== Available data ==
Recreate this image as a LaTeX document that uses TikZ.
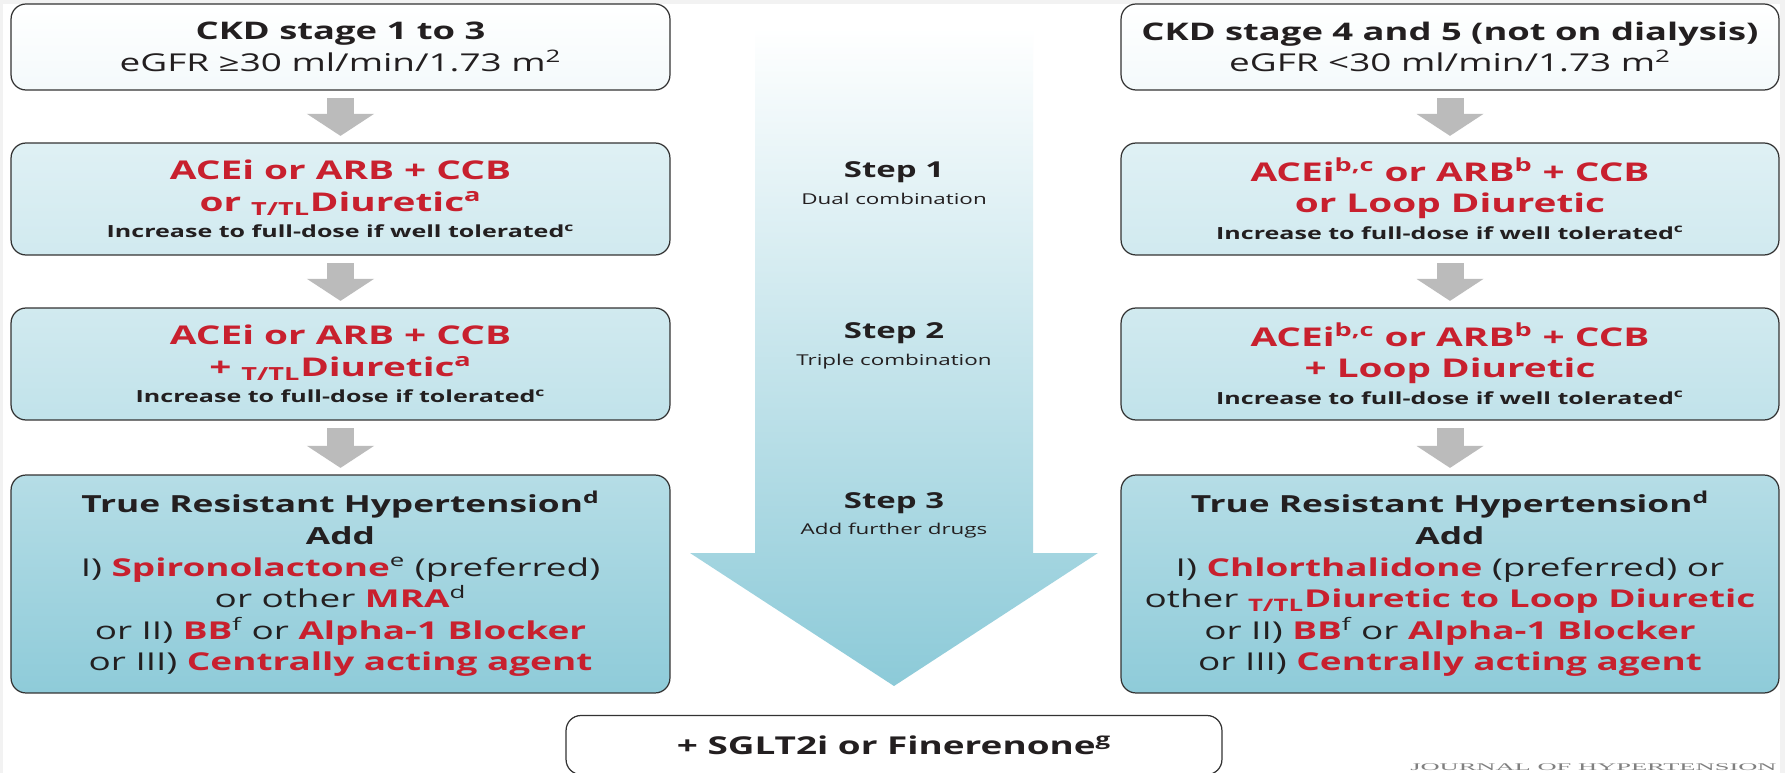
\documentclass[tikz,border=0pt]{standalone}
\usepackage{fontspec}
\setmainfont[FakeStretch=1.5]{Open Sans}
\newfontfamily\jfont[FakeStretch=2.6]{Liberation Serif}
\usetikzlibrary{arrows.meta,positioning,calc}
\definecolor{rxred}{HTML}{C8202E}
\definecolor{ink}{HTML}{231F20}
\definecolor{stepgrey}{HTML}{BBBBBB}
\definecolor{aqua}{HTML}{8CCAD8}
\tikzset{
  >={Triangle[length=4.4mm, width=13.2mm]},
  stage/.style={draw=black!80, line width=0.7pt, rounded corners=8.5pt, align=center, text=ink, inner sep=2pt},
  gstep/.style={->, draw=stepgrey, line width=5.4mm, shorten <=1.5mm, shorten >=1.3mm},
  ttl/.style={font=\fontsize{13.8}{18.1}\selectfont},
  drug/.style={font=\fontsize{14.7}{18}\selectfont\bfseries},
  resist/.style={font=\fontsize{14}{18}\selectfont},
  steplbl/.style={font=\fontsize{12.5}{14}\selectfont\bfseries, text=ink, inner sep=0pt},
  stepsub/.style={font=\fontsize{8.5}{10}\selectfont, text=ink, inner sep=0pt},
}
\newcommand{\rx}[1]{\textcolor{rxred}{\bfseries #1}}
\newcommand{\ttl}{\textsubscript{T/TL}}
\newcommand{\hintfont}{\fontsize{9.5}{18}\selectfont}
\newcommand{\gfrfont}{\fontsize{14}{18.1}\selectfont}
\newcommand{\headfont}{\fontsize{13.4}{18}\selectfont\bfseries}

\begin{document}
\begin{tikzpicture}[x=0.02cm, y=-0.02cm]
  \fill[black!5] (0,0) rectangle (1785,773);
  \useasboundingbox[fill=white] (3,4) rectangle (1780,773);
  % central step arrow
  \shade[top color=white, bottom color=aqua] (755,28) -- (1033,28) -- (1033,553) -- (1098,553)
    -- (894,686) -- (690,553) -- (755,553) -- cycle;
  \foreach \s/\t/\y in {1/Dual combination/178, 2/Triple combination/339, 3/Add further drugs/508} {
    \node[steplbl, anchor=base] (step\s) at (894,\y) {Step \s};
    \node[stepsub, anchor=base] (sub\s) at ([yshift=-0.54cm]step\s.base) {\t};
  }

  % left column: CKD 1-3
  \node[stage, ttl, minimum width=13.18cm, minimum height=1.72cm, top color=white, bottom color=aqua!10] (l1) at (340.5,47)
    {\bfseries CKD stage 1 to 3\\ {\gfrfont eGFR ≥30 ml/min/1.73 m\textsuperscript{2}}};
  \node[stage, drug, minimum width=13.18cm, minimum height=2.24cm, top color=aqua!28, bottom color=aqua!40] (l2) at (340.5,199)
    {\rx{ACEi or ARB + CCB}\\ \rx{or \ttl Diuretic\textsuperscript{a}}\\[-2.7pt]
     {\hintfont Increase to full-dose if well tolerated\textsuperscript{c}}};
  \node[stage, drug, minimum width=13.18cm, minimum height=2.24cm, top color=aqua!40, bottom color=aqua!54] (l3) at (340.5,364)
    {\rx{ACEi or ARB + CCB}\\ \rx{+ \ttl Diuretic\textsuperscript{a}}\\[-2.7pt]
     {\hintfont Increase to full-dose if tolerated\textsuperscript{c}}};
  \node[stage, resist, minimum width=13.18cm, minimum height=4.36cm, top color=aqua!64, bottom color=aqua!98] (l4) at (340.5,584)
    {{\headfont True Resistant Hypertension\textsuperscript{d}}\\ {\headfont Add}\\
     I) \rx{Spironolactone}\textsuperscript{e} (preferred)\\
     or other \rx{MRA}\textsuperscript{d}\\
     or II) \rx{BB}\textsuperscript{f} or \rx{Alpha-1 Blocker}\\
     or III) \rx{Centrally acting agent}};

  % right column: CKD 4-5
  \node[stage, ttl, minimum width=13.16cm, minimum height=1.72cm, top color=white, bottom color=aqua!10] (r1) at (1450,47)
    {\bfseries CKD stage 4 and 5 (not on dialysis)\\ {\gfrfont eGFR <30 ml/min/1.73 m\textsuperscript{2}}};
  \node[stage, drug, minimum width=13.16cm, minimum height=2.24cm, top color=aqua!28, bottom color=aqua!40] (r2) at (1450,199)
    {\rx{ACEi\textsuperscript{b,c} or ARB\textsuperscript{b} + CCB}\\ \rx{or Loop Diuretic}\\[-2.7pt]
     {\hintfont Increase to full-dose if well tolerated\textsuperscript{c}}};
  \node[stage, drug, minimum width=13.16cm, minimum height=2.24cm, top color=aqua!40, bottom color=aqua!54] (r3) at (1450,364)
    {\rx{ACEi\textsuperscript{b,c} or ARB\textsuperscript{b} + CCB}\\ \rx{+ Loop Diuretic}\\[-2.7pt]
     {\hintfont Increase to full-dose if well tolerated\textsuperscript{c}}};
  \node[stage, resist, minimum width=13.16cm, minimum height=4.36cm, top color=aqua!64, bottom color=aqua!98] (r4) at (1450,584)
    {{\headfont True Resistant Hypertension\textsuperscript{d}}\\ {\headfont Add}\\
     I) \rx{Chlorthalidone} (preferred) or\\
     other \rx{\ttl Diuretic to Loop Diuretic}\\
     or II) \rx{BB}\textsuperscript{f} or \rx{Alpha-1 Blocker}\\
     or III) \rx{Centrally acting agent}};

  % bottom add-on
  \node[stage, minimum width=13.12cm, minimum height=1.18cm, fill=white, font=\fontsize{14}{17}\selectfont\bfseries] (addon) at (894,745)
    {+ SGLT2i or Finerenone\textsuperscript{g}};
  \node[anchor=base east, text=black!50, font=\jfont\fontsize{5.8}{7}\selectfont, inner sep=0pt] (journal) at (1777,770) {JOURNAL OF HYPERTENSION};

  % grey step arrows
  \foreach \c in {l,r} {
    \draw[gstep] (\c1) -- (\c2);
    \draw[gstep] (\c2) -- (\c3);
    \draw[gstep] (\c3) -- (\c4);
  }
\end{tikzpicture}
\end{document}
===
**To be done:**
Copy the material above in full and exactly, skipping pictures.

**Solution to this problem:**
Recreate this image as a LaTeX document that uses TikZ.
\documentclass[tikz,border=0pt]{standalone}
\usepackage{fontspec}
\setmainfont[FakeStretch=1.5]{Open Sans}
\newfontfamily\jfont[FakeStretch=2.6]{Liberation Serif}
\usetikzlibrary{arrows.meta,positioning,calc}
\definecolor{rxred}{HTML}{C8202E}
\definecolor{ink}{HTML}{231F20}
\definecolor{stepgrey}{HTML}{BBBBBB}
\definecolor{aqua}{HTML}{8CCAD8}
\tikzset{
  >={Triangle[length=4.4mm, width=13.2mm]},
  stage/.style={draw=black!80, line width=0.7pt, rounded corners=8.5pt, align=center, text=ink, inner sep=2pt},
  gstep/.style={->, draw=stepgrey, line width=5.4mm, shorten <=1.5mm, shorten >=1.3mm},
  ttl/.style={font=\fontsize{13.8}{18.1}\selectfont},
  drug/.style={font=\fontsize{14.7}{18}\selectfont\bfseries},
  resist/.style={font=\fontsize{14}{18}\selectfont},
  steplbl/.style={font=\fontsize{12.5}{14}\selectfont\bfseries, text=ink, inner sep=0pt},
  stepsub/.style={font=\fontsize{8.5}{10}\selectfont, text=ink, inner sep=0pt},
}
\newcommand{\rx}[1]{\textcolor{rxred}{\bfseries #1}}
\newcommand{\ttl}{\textsubscript{T/TL}}
\newcommand{\hintfont}{\fontsize{9.5}{18}\selectfont}
\newcommand{\gfrfont}{\fontsize{14}{18.1}\selectfont}
\newcommand{\headfont}{\fontsize{13.4}{18}\selectfont\bfseries}

\begin{document}
\begin{tikzpicture}[x=0.02cm, y=-0.02cm]
  \fill[black!5] (0,0) rectangle (1785,773);
  \useasboundingbox[fill=white] (3,4) rectangle (1780,773);
  % central step arrow
  \shade[top color=white, bottom color=aqua] (755,28) -- (1033,28) -- (1033,553) -- (1098,553)
    -- (894,686) -- (690,553) -- (755,553) -- cycle;
  \foreach \s/\t/\y in {1/Dual combination/178, 2/Triple combination/339, 3/Add further drugs/508} {
    \node[steplbl, anchor=base] (step\s) at (894,\y) {Step \s};
    \node[stepsub, anchor=base] (sub\s) at ([yshift=-0.54cm]step\s.base) {\t};
  }

  % left column: CKD 1-3
  \node[stage, ttl, minimum width=13.18cm, minimum height=1.72cm, top color=white, bottom color=aqua!10] (l1) at (340.5,47)
    {\bfseries CKD stage 1 to 3\\ {\gfrfont eGFR ≥30 ml/min/1.73 m\textsuperscript{2}}};
  \node[stage, drug, minimum width=13.18cm, minimum height=2.24cm, top color=aqua!28, bottom color=aqua!40] (l2) at (340.5,199)
    {\rx{ACEi or ARB + CCB}\\ \rx{or \ttl Diuretic\textsuperscript{a}}\\[-2.7pt]
     {\hintfont Increase to full-dose if well tolerated\textsuperscript{c}}};
  \node[stage, drug, minimum width=13.18cm, minimum height=2.24cm, top color=aqua!40, bottom color=aqua!54] (l3) at (340.5,364)
    {\rx{ACEi or ARB + CCB}\\ \rx{+ \ttl Diuretic\textsuperscript{a}}\\[-2.7pt]
     {\hintfont Increase to full-dose if tolerated\textsuperscript{c}}};
  \node[stage, resist, minimum width=13.18cm, minimum height=4.36cm, top color=aqua!64, bottom color=aqua!98] (l4) at (340.5,584)
    {{\headfont True Resistant Hypertension\textsuperscript{d}}\\ {\headfont Add}\\
     I) \rx{Spironolactone}\textsuperscript{e} (preferred)\\
     or other \rx{MRA}\textsuperscript{d}\\
     or II) \rx{BB}\textsuperscript{f} or \rx{Alpha-1 Blocker}\\
     or III) \rx{Centrally acting agent}};

  % right column: CKD 4-5
  \node[stage, ttl, minimum width=13.16cm, minimum height=1.72cm, top color=white, bottom color=aqua!10] (r1) at (1450,47)
    {\bfseries CKD stage 4 and 5 (not on dialysis)\\ {\gfrfont eGFR <30 ml/min/1.73 m\textsuperscript{2}}};
  \node[stage, drug, minimum width=13.16cm, minimum height=2.24cm, top color=aqua!28, bottom color=aqua!40] (r2) at (1450,199)
    {\rx{ACEi\textsuperscript{b,c} or ARB\textsuperscript{b} + CCB}\\ \rx{or Loop Diuretic}\\[-2.7pt]
     {\hintfont Increase to full-dose if well tolerated\textsuperscript{c}}};
  \node[stage, drug, minimum width=13.16cm, minimum height=2.24cm, top color=aqua!40, bottom color=aqua!54] (r3) at (1450,364)
    {\rx{ACEi\textsuperscript{b,c} or ARB\textsuperscript{b} + CCB}\\ \rx{+ Loop Diuretic}\\[-2.7pt]
     {\hintfont Increase to full-dose if well tolerated\textsuperscript{c}}};
  \node[stage, resist, minimum width=13.16cm, minimum height=4.36cm, top color=aqua!64, bottom color=aqua!98] (r4) at (1450,584)
    {{\headfont True Resistant Hypertension\textsuperscript{d}}\\ {\headfont Add}\\
     I) \rx{Chlorthalidone} (preferred) or\\
     other \rx{\ttl Diuretic to Loop Diuretic}\\
     or II) \rx{BB}\textsuperscript{f} or \rx{Alpha-1 Blocker}\\
     or III) \rx{Centrally acting agent}};

  % bottom add-on
  \node[stage, minimum width=13.12cm, minimum height=1.18cm, fill=white, font=\fontsize{14}{17}\selectfont\bfseries] (addon) at (894,745)
    {+ SGLT2i or Finerenone\textsuperscript{g}};
  \node[anchor=base east, text=black!50, font=\jfont\fontsize{5.8}{7}\selectfont, inner sep=0pt] (journal) at (1777,770) {JOURNAL OF HYPERTENSION};

  % grey step arrows
  \foreach \c in {l,r} {
    \draw[gstep] (\c1) -- (\c2);
    \draw[gstep] (\c2) -- (\c3);
    \draw[gstep] (\c3) -- (\c4);
  }
\end{tikzpicture}
\end{document}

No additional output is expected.